Among the things NBC management thought the show needed was for Jerry and Elaine to be a couple instead of just friends. The thinking was that this confused audiences and that they needed to be together in order for people to connect with the characters. Although Larry David in particular disagreed, he came up with a compromise to placate his bosses in what aired as the finale to Season 2, "The Deal".
As I watched the disk set again, I turned on the audio commentary for each episode and the one for "The Deal" presented a case for testing an unconventional idea. The premise for the episode is that Jerry and Elaine want to remain friends, but become friends who occasionally have sex. As explained in the audio commentary, this is based on an actual relationship Larry David had and "the rules" established in the show in an attempt to keep a "relationship" from developing stemmed from the ones he actually used in real life. As a refresher, they were:
1. No calls the next day
2. Sleeping over is optional
3. No good night kiss
So, NBC executives left the second season thinking that the two characters would have a love interest in Season 3, but then something happened: Jerry Seinfeld toured the country during the hiatus with is stand up act. A regular feature of this act was that he'd take questions from the audience in an attempt to interact with them and what he discovered is that people hated Jerry and Elaine being together despite it being a typical TV formula (again, probably because it was a typical TV formula)

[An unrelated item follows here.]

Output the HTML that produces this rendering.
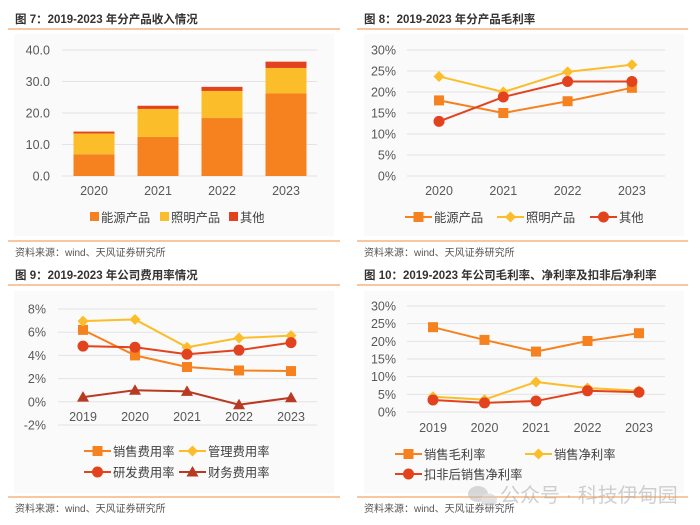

With this anecdotal evidence in hand, the next season began with the two characters as friends with no explanation as to what happened. When the show grew in popularity in that 3rd season, NBC left them alone on a host of control issues, including the Jerry/Elaine dynamic.
While this isn't exactly the kind of formal research, prototype, testing model you'd use in an engineering situation, the conflict between creative staff and management is a familiar one. By coming up with a compromise and then testing the assertions made creativity won out, ultimately in a big, big way.